### [Challenge]
Leave the pictures out and copy exactly the lines from the line containing "Reproduce this chart" to the line containing "import seaborn as sns", both lines included.

### [Available records]

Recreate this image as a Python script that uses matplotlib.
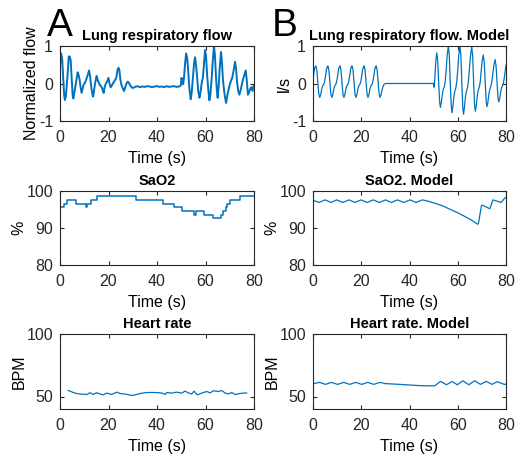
* * *
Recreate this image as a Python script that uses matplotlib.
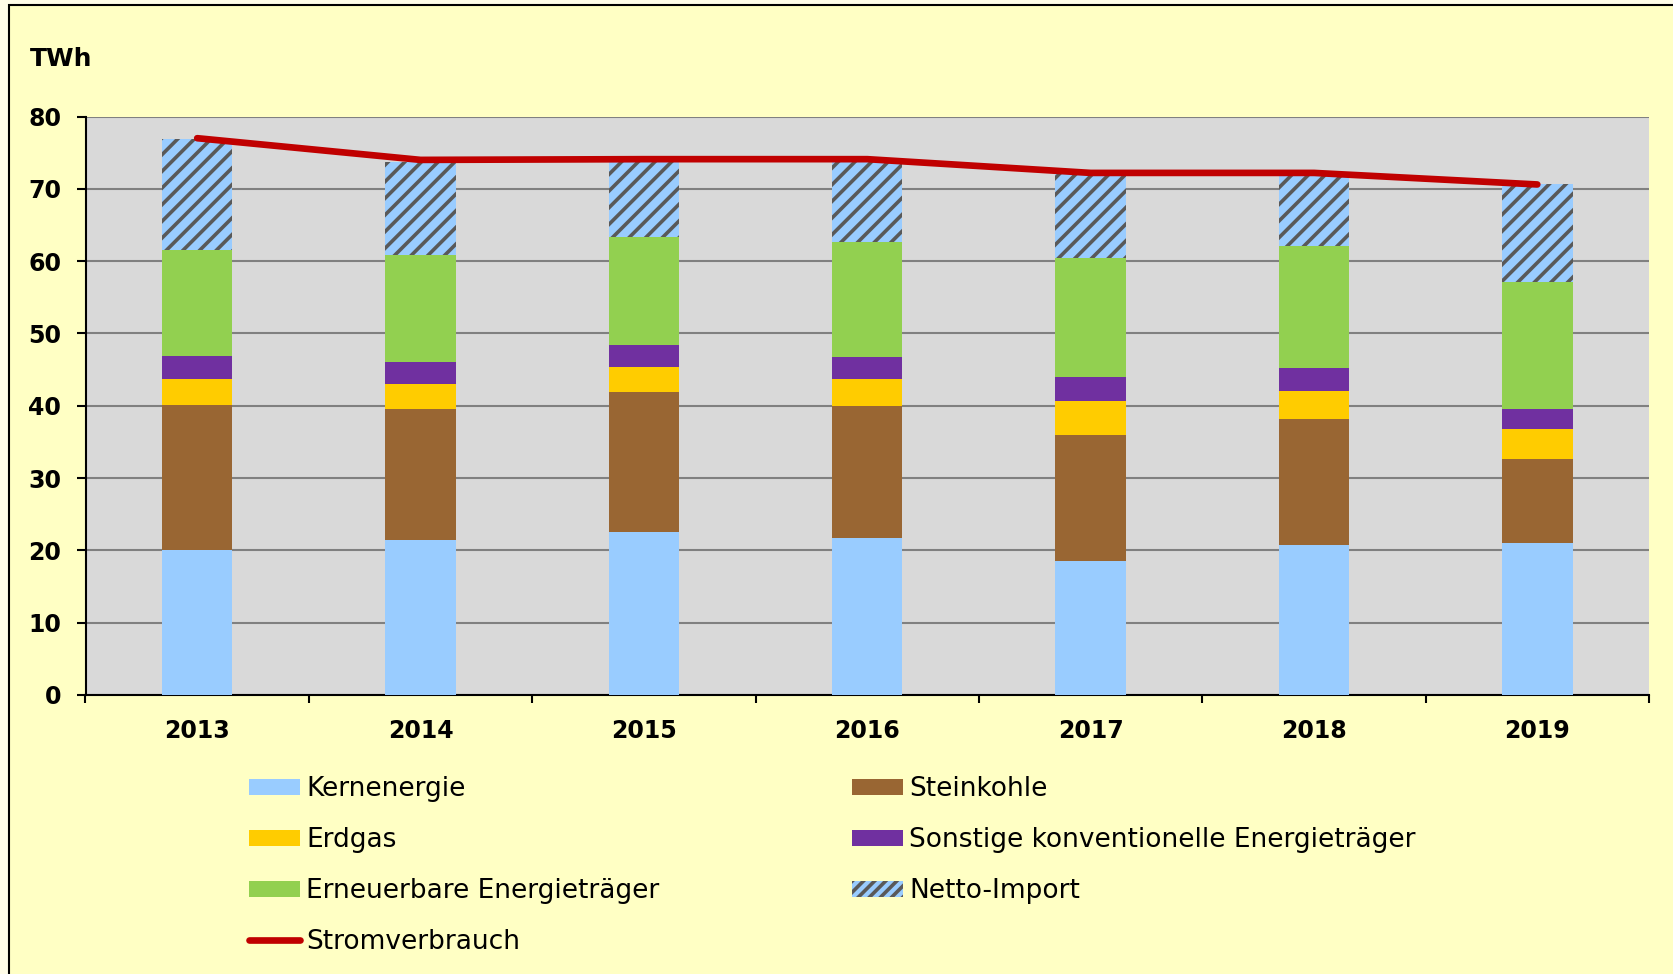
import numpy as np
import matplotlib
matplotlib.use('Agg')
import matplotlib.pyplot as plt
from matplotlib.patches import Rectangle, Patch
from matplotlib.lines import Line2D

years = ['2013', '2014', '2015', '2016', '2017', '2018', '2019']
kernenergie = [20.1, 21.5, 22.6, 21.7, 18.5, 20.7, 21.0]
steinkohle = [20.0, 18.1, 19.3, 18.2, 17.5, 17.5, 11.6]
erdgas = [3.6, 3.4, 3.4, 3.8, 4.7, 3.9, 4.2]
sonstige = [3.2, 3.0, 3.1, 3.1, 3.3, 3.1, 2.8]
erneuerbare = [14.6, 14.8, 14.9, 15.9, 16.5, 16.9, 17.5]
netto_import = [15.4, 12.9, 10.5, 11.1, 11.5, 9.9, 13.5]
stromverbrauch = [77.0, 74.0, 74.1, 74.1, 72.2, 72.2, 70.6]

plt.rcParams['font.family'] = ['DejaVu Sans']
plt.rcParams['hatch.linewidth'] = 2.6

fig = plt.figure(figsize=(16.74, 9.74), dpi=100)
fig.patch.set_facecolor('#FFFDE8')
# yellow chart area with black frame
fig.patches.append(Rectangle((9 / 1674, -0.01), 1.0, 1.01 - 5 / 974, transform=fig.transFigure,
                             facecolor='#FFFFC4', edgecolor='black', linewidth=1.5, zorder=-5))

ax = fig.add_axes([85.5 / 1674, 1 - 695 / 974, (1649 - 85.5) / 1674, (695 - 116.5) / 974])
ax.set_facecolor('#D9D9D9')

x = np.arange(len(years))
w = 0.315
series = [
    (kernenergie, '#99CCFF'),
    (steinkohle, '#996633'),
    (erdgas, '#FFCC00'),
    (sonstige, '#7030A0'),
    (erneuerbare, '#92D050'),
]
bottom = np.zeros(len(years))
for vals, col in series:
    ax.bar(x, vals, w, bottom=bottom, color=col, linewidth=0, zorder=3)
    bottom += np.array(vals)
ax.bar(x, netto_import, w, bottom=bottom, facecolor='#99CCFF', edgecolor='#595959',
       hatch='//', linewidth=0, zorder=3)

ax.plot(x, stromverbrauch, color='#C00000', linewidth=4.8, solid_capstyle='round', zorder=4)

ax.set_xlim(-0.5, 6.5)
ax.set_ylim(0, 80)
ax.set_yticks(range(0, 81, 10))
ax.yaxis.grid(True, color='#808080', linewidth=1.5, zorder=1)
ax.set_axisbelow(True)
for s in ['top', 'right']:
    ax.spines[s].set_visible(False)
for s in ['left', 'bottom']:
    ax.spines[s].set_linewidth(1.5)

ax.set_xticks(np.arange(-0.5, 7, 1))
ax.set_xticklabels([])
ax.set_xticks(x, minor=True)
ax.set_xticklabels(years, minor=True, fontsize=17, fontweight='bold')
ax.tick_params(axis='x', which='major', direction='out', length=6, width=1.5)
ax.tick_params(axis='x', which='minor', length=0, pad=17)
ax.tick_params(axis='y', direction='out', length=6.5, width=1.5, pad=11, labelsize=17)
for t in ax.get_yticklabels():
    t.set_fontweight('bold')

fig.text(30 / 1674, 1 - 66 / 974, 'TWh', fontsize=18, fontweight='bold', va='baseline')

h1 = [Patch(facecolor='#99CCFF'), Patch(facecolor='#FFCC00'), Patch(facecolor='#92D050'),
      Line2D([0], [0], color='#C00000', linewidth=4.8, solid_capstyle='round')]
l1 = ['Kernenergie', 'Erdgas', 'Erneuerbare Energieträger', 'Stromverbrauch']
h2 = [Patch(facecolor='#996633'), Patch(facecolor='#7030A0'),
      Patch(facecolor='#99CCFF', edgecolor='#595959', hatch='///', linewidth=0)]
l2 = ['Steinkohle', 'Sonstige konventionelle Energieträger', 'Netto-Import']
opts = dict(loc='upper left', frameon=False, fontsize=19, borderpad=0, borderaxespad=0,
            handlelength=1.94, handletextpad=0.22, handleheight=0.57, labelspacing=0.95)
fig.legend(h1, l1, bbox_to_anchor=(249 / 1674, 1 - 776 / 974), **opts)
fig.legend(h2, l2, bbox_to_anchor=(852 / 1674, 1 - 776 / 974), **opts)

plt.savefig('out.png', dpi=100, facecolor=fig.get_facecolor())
---
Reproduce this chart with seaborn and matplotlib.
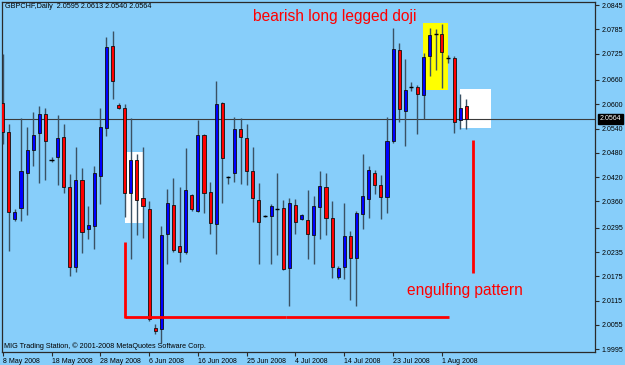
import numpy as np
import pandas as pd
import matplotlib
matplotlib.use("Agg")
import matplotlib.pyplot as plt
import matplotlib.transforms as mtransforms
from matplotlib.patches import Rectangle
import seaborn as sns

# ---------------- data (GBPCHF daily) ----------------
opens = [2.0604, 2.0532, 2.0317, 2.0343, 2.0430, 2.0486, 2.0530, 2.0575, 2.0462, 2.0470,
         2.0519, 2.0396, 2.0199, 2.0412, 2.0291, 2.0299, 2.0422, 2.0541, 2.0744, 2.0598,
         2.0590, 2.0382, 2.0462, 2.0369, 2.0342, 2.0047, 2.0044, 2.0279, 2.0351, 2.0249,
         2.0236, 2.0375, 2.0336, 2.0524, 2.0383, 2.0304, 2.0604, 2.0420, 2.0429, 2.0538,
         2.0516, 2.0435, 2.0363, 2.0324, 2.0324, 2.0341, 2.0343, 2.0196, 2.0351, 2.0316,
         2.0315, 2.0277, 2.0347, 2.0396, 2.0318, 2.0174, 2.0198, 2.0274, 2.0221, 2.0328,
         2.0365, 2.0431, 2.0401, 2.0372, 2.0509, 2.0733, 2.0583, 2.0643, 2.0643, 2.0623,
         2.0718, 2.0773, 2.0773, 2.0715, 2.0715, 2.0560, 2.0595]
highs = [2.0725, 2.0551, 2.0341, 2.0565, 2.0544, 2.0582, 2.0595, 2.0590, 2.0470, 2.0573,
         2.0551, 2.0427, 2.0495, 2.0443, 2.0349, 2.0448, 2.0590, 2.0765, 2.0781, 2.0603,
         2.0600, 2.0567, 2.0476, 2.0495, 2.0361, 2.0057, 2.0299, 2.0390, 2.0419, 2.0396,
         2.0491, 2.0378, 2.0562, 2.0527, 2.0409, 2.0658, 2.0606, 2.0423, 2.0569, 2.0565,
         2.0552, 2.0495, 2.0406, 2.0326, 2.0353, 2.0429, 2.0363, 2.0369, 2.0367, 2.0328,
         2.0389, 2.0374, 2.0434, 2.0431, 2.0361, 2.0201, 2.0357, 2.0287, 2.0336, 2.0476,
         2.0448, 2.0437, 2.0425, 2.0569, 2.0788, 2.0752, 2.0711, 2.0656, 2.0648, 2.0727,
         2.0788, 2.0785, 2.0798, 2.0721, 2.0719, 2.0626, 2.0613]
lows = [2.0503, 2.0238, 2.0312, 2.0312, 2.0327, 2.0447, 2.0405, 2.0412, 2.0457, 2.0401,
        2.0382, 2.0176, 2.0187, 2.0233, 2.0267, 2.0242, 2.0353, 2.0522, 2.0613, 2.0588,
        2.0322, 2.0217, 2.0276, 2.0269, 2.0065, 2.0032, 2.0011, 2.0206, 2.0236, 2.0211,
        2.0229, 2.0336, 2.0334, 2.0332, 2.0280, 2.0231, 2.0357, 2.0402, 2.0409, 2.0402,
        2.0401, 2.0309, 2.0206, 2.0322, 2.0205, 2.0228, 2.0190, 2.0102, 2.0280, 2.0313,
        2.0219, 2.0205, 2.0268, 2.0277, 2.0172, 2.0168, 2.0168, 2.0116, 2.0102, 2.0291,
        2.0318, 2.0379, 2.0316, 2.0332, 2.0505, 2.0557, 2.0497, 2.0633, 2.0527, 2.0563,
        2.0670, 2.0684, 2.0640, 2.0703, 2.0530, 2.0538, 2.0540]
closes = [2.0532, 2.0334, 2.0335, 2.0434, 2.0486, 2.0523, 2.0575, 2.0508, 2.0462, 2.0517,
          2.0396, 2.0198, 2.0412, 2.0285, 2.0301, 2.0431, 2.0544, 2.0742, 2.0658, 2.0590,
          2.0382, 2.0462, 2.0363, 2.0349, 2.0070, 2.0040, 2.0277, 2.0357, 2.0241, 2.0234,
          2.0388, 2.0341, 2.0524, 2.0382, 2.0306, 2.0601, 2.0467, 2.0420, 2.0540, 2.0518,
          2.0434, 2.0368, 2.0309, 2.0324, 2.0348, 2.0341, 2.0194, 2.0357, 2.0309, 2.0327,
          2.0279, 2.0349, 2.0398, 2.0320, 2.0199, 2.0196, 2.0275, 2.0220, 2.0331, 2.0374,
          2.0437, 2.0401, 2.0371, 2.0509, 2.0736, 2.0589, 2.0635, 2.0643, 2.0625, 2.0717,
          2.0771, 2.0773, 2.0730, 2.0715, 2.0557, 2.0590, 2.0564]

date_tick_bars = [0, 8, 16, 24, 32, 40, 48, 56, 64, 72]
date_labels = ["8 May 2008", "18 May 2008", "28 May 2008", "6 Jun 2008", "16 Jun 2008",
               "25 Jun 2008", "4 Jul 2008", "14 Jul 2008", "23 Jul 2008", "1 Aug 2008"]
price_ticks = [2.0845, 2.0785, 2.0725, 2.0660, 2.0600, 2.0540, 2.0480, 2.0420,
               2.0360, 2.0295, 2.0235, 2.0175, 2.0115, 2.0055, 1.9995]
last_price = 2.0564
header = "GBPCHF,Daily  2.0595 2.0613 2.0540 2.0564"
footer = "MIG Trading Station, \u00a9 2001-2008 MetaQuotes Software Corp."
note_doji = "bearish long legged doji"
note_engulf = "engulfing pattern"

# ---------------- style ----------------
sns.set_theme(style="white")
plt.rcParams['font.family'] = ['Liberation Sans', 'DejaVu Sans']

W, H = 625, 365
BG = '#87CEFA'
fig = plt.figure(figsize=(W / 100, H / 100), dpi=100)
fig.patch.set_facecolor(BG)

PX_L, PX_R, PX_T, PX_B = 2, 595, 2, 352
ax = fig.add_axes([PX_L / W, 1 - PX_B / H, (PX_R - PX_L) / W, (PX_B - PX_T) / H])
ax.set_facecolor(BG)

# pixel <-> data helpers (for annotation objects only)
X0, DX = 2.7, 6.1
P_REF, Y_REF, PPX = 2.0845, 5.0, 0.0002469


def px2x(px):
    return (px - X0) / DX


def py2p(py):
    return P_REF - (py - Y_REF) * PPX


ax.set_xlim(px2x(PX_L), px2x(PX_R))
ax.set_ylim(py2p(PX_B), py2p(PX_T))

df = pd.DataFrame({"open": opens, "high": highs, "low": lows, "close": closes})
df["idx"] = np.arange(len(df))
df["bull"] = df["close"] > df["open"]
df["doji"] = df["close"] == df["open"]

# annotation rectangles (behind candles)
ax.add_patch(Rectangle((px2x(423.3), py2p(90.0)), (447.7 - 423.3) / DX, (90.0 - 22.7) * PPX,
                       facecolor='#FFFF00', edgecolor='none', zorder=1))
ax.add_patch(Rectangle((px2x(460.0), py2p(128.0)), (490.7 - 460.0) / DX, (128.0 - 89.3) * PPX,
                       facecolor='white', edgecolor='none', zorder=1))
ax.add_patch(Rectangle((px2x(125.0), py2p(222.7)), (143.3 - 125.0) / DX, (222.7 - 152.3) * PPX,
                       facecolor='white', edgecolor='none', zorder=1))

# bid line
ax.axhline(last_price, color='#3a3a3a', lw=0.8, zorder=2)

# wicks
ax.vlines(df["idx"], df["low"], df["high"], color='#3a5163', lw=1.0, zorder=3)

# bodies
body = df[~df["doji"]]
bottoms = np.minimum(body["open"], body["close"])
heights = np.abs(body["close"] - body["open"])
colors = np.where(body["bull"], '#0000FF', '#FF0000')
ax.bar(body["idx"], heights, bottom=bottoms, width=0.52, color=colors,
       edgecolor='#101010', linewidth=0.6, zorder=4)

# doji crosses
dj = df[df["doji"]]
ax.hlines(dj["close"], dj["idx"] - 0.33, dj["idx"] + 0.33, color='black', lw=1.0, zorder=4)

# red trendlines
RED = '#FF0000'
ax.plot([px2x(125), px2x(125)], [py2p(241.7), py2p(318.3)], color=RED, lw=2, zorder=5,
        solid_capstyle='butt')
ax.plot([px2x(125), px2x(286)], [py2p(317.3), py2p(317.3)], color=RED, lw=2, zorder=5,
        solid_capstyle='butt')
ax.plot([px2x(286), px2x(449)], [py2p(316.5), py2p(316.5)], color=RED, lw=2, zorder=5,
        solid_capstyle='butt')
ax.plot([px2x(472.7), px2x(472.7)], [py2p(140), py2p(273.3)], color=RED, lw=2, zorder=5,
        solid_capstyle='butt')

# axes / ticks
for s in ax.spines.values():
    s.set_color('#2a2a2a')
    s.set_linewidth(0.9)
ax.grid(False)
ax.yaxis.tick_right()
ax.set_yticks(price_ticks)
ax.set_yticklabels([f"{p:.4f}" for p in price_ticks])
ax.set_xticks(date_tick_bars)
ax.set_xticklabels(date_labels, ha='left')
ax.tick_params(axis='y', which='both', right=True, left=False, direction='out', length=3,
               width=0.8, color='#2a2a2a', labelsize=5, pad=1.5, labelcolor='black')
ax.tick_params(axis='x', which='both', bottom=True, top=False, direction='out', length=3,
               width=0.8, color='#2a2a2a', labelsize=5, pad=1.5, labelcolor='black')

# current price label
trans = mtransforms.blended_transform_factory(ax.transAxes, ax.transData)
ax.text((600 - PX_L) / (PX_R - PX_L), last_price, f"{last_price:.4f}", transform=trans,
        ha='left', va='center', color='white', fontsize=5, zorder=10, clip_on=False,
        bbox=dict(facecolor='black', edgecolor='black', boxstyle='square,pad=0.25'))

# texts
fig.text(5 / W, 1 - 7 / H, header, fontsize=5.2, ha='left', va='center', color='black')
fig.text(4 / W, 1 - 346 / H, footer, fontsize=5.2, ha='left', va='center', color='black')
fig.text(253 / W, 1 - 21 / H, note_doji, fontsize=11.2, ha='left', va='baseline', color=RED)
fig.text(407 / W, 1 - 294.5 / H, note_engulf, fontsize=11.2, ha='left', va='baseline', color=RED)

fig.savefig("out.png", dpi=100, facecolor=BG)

### [Task response]
Reproduce this chart with seaborn and matplotlib.
import numpy as np
import pandas as pd
import matplotlib
matplotlib.use("Agg")
import matplotlib.pyplot as plt
import matplotlib.transforms as mtransforms
from matplotlib.patches import Rectangle
import seaborn as sns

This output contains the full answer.